Is it wrong for Obasanjo and Buhari to be protective over their children? Absolutely not! It is normal and indeed natural for parents to be sensitive and caring where the health and wellbeing of their children are concerned. Where I however have problem with Nigerian leaders is when they are indifferent to the welfare and wellbeing of other people that they are constitutionally empowered to protect. Let’s face it. Is it possible for a child of any sitting Nigerian president to suffer the fate of Leah? The federal government will leave no stone unturned in its bid to rescue the president’s child. If it means deploying the entire nation’s military power to fight the Boko Haram sect or spending all the money in the country’s treasury to free the child, the Nigerian government would do it.
This is the crux of the matter. Until leadership is taken as a responsibility towards the entire population, Nigeria will continue to wallow in the ocean of mediocrity. Truth be told, Nigerian leaders are selfish. The evidence is everywhere. They don’t care about the quality of education at the primary, secondary and tertiary levels because their children don’t attend these schools. They send their children to the best institutions abroad and still have the audacity to tell us to our face that they do so because they can afford it.
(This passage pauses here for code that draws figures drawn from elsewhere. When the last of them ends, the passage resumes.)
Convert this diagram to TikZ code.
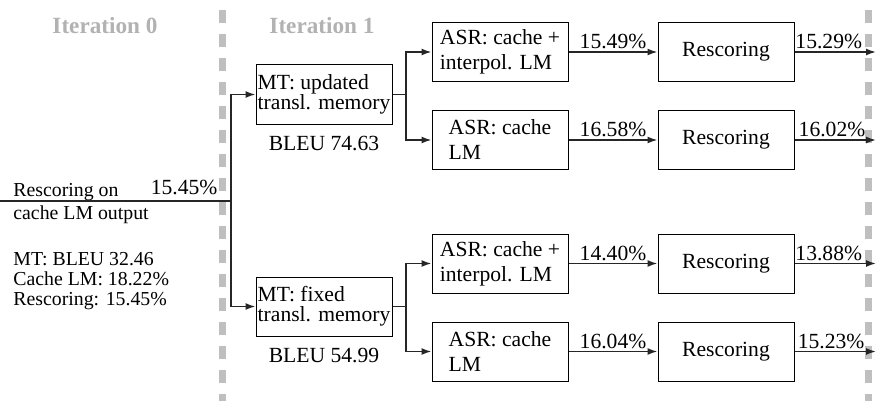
\documentclass[tikz,border=0pt]{standalone}
\usepackage{fontspec}
\setmainfont{Liberation Serif}
\usetikzlibrary{arrows.meta}
\begin{document}
\begin{tikzpicture}[x=0.5pt,y=-0.5pt,
  font=\fontsize{10.8}{10}\selectfont,
  box/.style={draw=black,line width=0.5pt,minimum width=68pt,minimum height=29.5pt,inner sep=0pt},
  mtbox/.style={box,align=left},
  asrbox/.style={box,align=left,font=\fontsize{10.8}{12.5}\selectfont},
  conn/.style={draw=black!85,line width=0.8pt},
  arr/.style={conn,-{Latex[length=5pt,width=3.5pt]}},
  pct/.style={above,inner sep=1pt},
  lefttext/.style={inner sep=0pt,font=\fontsize{9.9}{10}\selectfont},
  sep/.style={draw=black!25,line width=3.5pt,dash pattern=on 6.5pt off 5.5pt},
  iter/.style={text=black!30,inner sep=0pt,font=\fontsize{11.6}{12}\selectfont\bfseries}]
\useasboundingbox (0,0) rectangle (876,401);
\draw[sep] (222,10) -- (222,401);
\draw[sep] (868,10) -- (868,401);
\node[iter] (it0) at (105,26) {Iteration 0};
\node[iter] (it1) at (322,26) {Iteration 1};
\node[lefttext,anchor=base west] (rescon) at (13,196) {Rescoring on};
\node[lefttext,anchor=base west] (cacheout) at (13,219) {cache LM output};
\node[lefttext,anchor=north west,align=left] (summary) at (13,252) {MT: BLEU 32.46\\Cache LM: 18.22\%\\Rescoring: 15.45\%};
\coordinate (in0) at (0,201);
\coordinate (split0) at (231,201);
\node[mtbox] (mtupd) at (324,94.5) {MT: updated\\transl. memory};
\node[mtbox] (mtfix) at (324,306.5) {MT: fixed\\transl. memory};
\node[anchor=north,inner sep=0pt] (bleuupd) at ([yshift=-5.5pt]mtupd.south) {BLEU 74.63};
\node[anchor=north,inner sep=0pt] (bleufix) at ([yshift=-5.5pt]mtfix.south) {BLEU 54.99};
\coordinate (split1) at (406,94.5);
\coordinate (split2) at (406,306.5);
\node[asrbox] (asrA) at (500,52) {ASR: cache +\\interpol. LM};
\node[asrbox] (asrB) at (500,140) {ASR: cache\\LM};
\node[asrbox] (asrC) at (500,263.5) {ASR: cache +\\interpol. LM};
\node[asrbox] (asrD) at (500,351.5) {ASR: cache\\LM};
\node[box] (resA) at (726,52) {Rescoring};
\node[box] (resB) at (726,140) {Rescoring};
\node[box] (resC) at (726,263.5) {Rescoring};
\node[box] (resD) at (726,351.5) {Rescoring};
\coordinate (outA) at (876,52);
\coordinate (outB) at (876,140);
\coordinate (outC) at (876,263.5);
\coordinate (outD) at (876,351.5);
\draw[conn] (in0) -- node[pct,pos=0.797,inner sep=2.5pt] {15.45\%} (split0);
\draw[arr] (split0) |- (mtupd.west);
\draw[arr] (split0) |- (mtfix.west);
\draw[conn] (mtupd.east) -- (split1);
\draw[conn] (mtfix.east) -- (split2);
\draw[arr] (split1) |- (asrA.west);
\draw[arr] (split1) |- (asrB.west);
\draw[arr] (split2) |- (asrC.west);
\draw[arr] (split2) |- (asrD.west);
\draw[arr] (asrA) -- node[pct] {15.49\%} (resA);
\draw[arr] (asrB) -- node[pct] {16.58\%} (resB);
\draw[arr] (asrC) -- node[pct] {14.40\%} (resC);
\draw[arr] (asrD) -- node[pct] {16.04\%} (resD);
\draw[arr] (resA) -- node[pct,pos=0.42] {15.29\%} (outA);
\draw[arr] (resB) -- node[pct,pos=0.46] {16.02\%} (outB);
\draw[arr] (resC) -- node[pct,pos=0.42] {13.88\%} (outC);
\draw[arr] (resD) -- node[pct,pos=0.45] {15.23\%} (outD);
\end{tikzpicture}
\end{document}
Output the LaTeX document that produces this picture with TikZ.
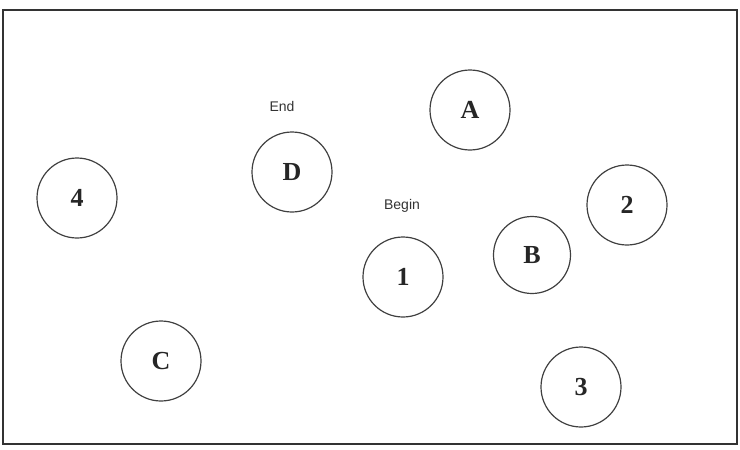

You then wonder where they get the money from when the official salary of a Nigerian president is not even up to N5 million per month.
Every responsible government protects the lives of their citizenry. That is partly why it took the British government six years to convict the boys responsible for Damilola’s death to act as deterrence to others. Leah has no business being in Boko Haram’s enclave, let alone being forcefully married and nursing a baby for a terrorist. This is government failure at the highest level. In sane climes, citizens can force a president to resign over this issue.
Nigerian leaders owe the people the duty to care, protect and provide basic amenities for them. Securing the lives of Nigerians and protecting the nation’s territorial integrity is government’s primary responsibility. It is the inalienable right of Nigerians to have access to good infrastructural facilities, hospitals and schools in a secured environment. These things are not favours. They are the duties that Nigerian leaders are paid to do. These functions are constitutionally assigned. Whoever fails to perform them is not fit to be in a leadership position. It is unacceptable for Nigerian leaders to continue to be lackadaisical about things that affect the common man’s welfare and at the same time feel comfortable deploying the nation’s resources in taking care of themselves and their families. President Buhari should bring back Leah Sharibu now.